I am not arguing against investing in your website. If your website is poor, it's costing you business. Full stop. But I am arguing against investing in your website in isolation. If you're about to spend six figures on a new digital front door, spend at least some time - and ideally some budget - understanding what happens after someone walks through it. The return on that website investment is directly connected to what comes next.
A brilliant website that feeds into a broken journey is like an expensive advertising campaign for a restaurant with terrible food. You'll get people through the door once. They won't come back. And they'll tell people.
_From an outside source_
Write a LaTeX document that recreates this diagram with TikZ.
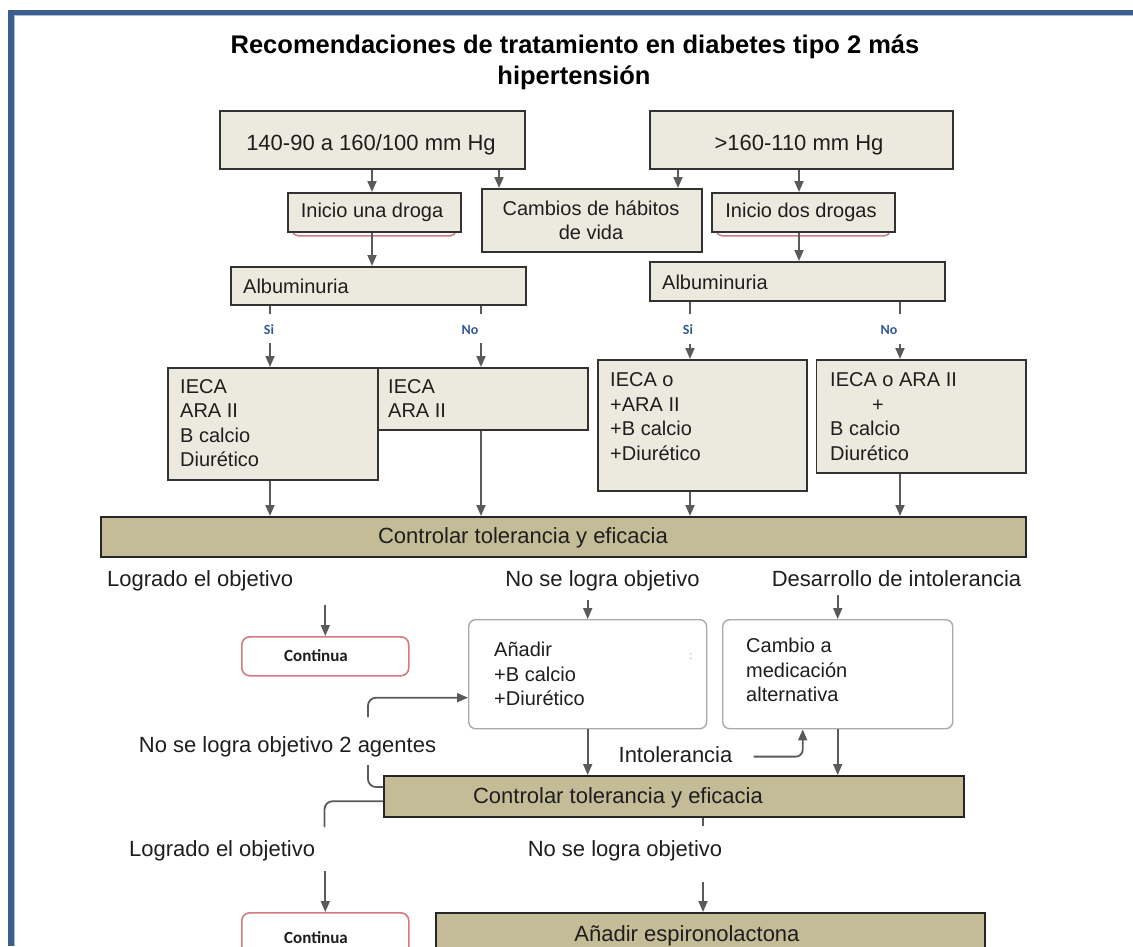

The firms I've seen get this right tend to do one of two things. Either they tackle the journey first - fixing the onboarding, the handoffs, the communication cadence - and then invest in the front door, knowing the experience can actually deliver on whatever the website promises. Or they do both at the same time, treating the website project as the trigger for a broader journey review. Both work. What doesn't work is fixing the website and assuming the job is done.
When was the last time you experienced your own firm's client journey from the outside? Not the parts you designed or the parts you're proud of - the whole thing. The enquiry response. The first email. The onboarding paperwork. The handoff from BD to delivery. The way your portal actually works when someone has a problem at 4pm on a Thursday.
If you haven't done this recently, do it this week. Get someone outside your immediate team to submit a test enquiry and document everything that happens. Time the responses. Screenshot the emails. Note the tone shifts. You will almost certainly find contrast points you didn't know existed.
Your clients are already experiencing those contrast points. Every single day. The only difference is whether you know about them or not.
The firms that figure this out - the ones that invest in consistency rather than just visibility - are the ones whose clients stop tolerating them and start recommending them. That's not a small thing. That's the whole game.